[Given information]
** BEGIN **
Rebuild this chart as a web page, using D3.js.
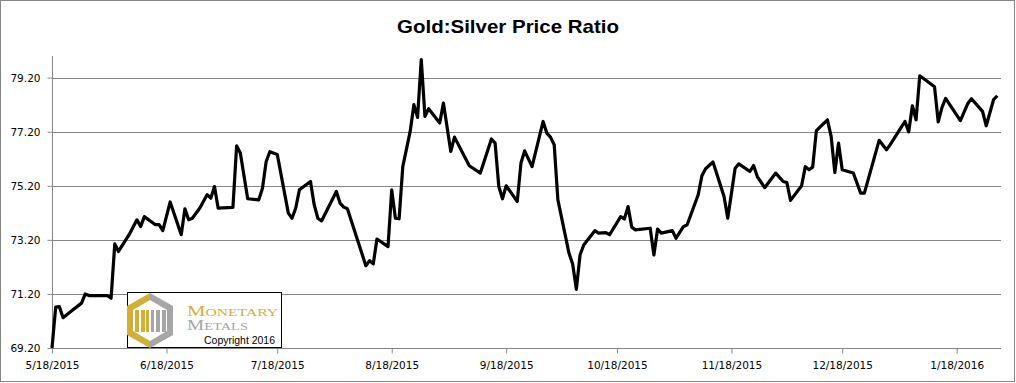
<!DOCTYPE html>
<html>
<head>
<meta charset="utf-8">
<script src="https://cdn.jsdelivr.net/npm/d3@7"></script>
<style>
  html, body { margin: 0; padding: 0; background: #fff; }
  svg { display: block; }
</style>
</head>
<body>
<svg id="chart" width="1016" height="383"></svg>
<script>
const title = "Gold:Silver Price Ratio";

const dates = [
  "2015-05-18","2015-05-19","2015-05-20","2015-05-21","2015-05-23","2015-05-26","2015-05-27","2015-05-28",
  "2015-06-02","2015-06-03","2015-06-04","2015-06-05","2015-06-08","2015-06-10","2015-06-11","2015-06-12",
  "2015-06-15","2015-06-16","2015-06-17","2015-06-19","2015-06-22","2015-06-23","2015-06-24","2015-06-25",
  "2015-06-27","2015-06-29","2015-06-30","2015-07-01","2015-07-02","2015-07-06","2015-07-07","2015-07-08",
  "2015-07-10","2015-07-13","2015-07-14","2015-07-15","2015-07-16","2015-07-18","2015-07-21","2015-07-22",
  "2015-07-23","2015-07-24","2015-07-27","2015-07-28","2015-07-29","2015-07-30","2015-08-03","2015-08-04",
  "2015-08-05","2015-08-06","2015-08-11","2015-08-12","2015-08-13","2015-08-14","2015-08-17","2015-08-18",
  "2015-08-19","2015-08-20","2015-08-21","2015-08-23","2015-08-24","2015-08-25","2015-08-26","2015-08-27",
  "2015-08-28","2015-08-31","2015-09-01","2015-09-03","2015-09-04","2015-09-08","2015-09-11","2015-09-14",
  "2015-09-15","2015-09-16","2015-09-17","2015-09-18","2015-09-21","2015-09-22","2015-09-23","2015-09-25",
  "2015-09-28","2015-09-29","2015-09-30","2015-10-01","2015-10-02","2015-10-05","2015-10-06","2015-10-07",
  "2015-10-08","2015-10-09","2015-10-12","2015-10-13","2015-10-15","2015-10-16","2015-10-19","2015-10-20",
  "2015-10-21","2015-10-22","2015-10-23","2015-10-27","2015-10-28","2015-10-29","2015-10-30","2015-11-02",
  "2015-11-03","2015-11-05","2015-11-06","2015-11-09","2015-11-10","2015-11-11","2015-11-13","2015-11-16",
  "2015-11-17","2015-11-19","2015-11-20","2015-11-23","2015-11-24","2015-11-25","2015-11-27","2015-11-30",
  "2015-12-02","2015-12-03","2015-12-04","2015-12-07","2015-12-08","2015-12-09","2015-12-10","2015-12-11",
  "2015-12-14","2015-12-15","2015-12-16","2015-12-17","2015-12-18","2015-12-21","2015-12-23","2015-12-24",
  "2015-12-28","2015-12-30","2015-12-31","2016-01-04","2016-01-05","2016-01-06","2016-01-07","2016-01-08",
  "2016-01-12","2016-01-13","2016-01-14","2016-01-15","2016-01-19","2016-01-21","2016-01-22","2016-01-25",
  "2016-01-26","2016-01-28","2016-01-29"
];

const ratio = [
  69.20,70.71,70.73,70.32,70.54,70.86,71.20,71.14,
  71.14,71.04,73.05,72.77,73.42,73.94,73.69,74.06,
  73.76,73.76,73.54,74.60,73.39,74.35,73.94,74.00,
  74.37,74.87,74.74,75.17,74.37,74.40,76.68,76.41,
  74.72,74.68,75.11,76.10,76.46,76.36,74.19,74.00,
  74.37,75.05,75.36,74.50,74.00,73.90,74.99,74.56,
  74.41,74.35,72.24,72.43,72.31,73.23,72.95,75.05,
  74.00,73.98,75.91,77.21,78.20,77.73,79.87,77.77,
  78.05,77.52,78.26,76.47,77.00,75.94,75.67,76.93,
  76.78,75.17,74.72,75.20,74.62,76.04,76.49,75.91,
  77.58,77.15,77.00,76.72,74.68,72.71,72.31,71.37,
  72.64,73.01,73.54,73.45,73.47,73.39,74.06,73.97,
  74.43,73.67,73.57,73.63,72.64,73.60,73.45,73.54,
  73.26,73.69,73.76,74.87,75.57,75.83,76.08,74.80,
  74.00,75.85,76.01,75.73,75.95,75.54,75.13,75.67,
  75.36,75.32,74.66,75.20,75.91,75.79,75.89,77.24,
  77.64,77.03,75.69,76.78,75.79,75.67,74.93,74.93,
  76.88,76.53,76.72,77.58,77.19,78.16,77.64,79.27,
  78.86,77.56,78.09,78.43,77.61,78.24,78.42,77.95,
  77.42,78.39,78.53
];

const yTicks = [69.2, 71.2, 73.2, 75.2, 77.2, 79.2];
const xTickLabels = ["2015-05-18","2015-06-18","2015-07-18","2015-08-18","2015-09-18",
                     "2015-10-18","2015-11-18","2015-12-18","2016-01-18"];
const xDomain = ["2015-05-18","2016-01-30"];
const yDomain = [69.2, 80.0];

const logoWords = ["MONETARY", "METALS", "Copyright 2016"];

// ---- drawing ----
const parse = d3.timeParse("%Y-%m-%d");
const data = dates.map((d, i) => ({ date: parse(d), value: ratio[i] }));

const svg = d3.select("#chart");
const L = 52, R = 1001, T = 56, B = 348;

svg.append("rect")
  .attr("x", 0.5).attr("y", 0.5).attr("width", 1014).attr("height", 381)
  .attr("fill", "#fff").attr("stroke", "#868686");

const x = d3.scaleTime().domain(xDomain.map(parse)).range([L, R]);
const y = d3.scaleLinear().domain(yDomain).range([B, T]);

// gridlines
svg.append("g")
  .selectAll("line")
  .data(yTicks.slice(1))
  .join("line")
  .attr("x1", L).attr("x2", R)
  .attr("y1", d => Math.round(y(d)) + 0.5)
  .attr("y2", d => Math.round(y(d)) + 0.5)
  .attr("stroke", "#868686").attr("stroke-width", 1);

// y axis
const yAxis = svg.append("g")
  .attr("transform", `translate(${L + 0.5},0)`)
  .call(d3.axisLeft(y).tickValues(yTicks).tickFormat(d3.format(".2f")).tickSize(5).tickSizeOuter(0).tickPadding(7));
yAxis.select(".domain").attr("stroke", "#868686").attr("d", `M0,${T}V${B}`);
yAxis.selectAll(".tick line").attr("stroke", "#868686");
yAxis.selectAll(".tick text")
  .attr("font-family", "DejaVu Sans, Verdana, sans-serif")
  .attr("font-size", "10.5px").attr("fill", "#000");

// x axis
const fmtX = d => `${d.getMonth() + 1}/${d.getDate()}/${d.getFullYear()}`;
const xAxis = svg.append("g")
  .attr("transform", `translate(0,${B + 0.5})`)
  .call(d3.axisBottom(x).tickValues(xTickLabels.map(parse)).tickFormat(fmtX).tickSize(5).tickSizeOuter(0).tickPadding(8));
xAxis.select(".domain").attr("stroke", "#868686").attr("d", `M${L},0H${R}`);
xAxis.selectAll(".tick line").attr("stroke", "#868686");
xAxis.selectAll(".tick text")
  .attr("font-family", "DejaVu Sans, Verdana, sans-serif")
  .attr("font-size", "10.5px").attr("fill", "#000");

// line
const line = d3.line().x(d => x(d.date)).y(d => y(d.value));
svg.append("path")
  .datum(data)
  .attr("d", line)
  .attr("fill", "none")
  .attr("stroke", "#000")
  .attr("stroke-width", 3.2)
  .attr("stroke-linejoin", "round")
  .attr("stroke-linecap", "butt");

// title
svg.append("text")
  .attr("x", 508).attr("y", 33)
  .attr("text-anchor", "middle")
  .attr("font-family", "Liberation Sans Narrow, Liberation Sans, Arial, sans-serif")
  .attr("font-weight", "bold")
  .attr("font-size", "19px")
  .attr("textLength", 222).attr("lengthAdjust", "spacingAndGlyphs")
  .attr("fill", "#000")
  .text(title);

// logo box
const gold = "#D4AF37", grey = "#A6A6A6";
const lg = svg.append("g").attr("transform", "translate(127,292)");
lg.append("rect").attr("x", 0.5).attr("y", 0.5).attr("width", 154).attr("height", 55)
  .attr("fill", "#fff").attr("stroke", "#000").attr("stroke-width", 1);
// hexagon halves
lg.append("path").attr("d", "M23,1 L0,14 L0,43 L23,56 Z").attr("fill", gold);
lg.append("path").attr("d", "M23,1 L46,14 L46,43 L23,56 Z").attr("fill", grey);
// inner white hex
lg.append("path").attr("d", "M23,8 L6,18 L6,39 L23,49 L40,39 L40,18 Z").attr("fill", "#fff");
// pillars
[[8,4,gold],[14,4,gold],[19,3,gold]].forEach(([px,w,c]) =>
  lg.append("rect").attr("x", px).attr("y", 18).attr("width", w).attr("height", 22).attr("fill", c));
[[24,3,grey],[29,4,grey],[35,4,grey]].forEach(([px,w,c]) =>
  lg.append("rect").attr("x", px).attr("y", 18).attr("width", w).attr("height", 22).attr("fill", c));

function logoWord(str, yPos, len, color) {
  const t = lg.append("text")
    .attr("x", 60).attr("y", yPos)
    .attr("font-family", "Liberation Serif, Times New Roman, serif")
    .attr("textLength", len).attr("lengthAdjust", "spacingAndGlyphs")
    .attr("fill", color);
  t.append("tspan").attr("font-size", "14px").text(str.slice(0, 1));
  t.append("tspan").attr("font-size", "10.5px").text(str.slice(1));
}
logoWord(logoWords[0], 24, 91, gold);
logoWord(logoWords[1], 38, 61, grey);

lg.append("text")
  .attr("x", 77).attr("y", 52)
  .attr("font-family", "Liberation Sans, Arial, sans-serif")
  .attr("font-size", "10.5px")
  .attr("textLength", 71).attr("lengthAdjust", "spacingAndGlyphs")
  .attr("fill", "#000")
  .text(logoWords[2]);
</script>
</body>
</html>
** END **
[Instructions to follow] Copy each line of the data that contains the word "chart".

[The reply]
Rebuild this chart as a web page, using D3.js.
<svg id="chart" width="1016" height="383"></svg>
const svg = d3.select("#chart");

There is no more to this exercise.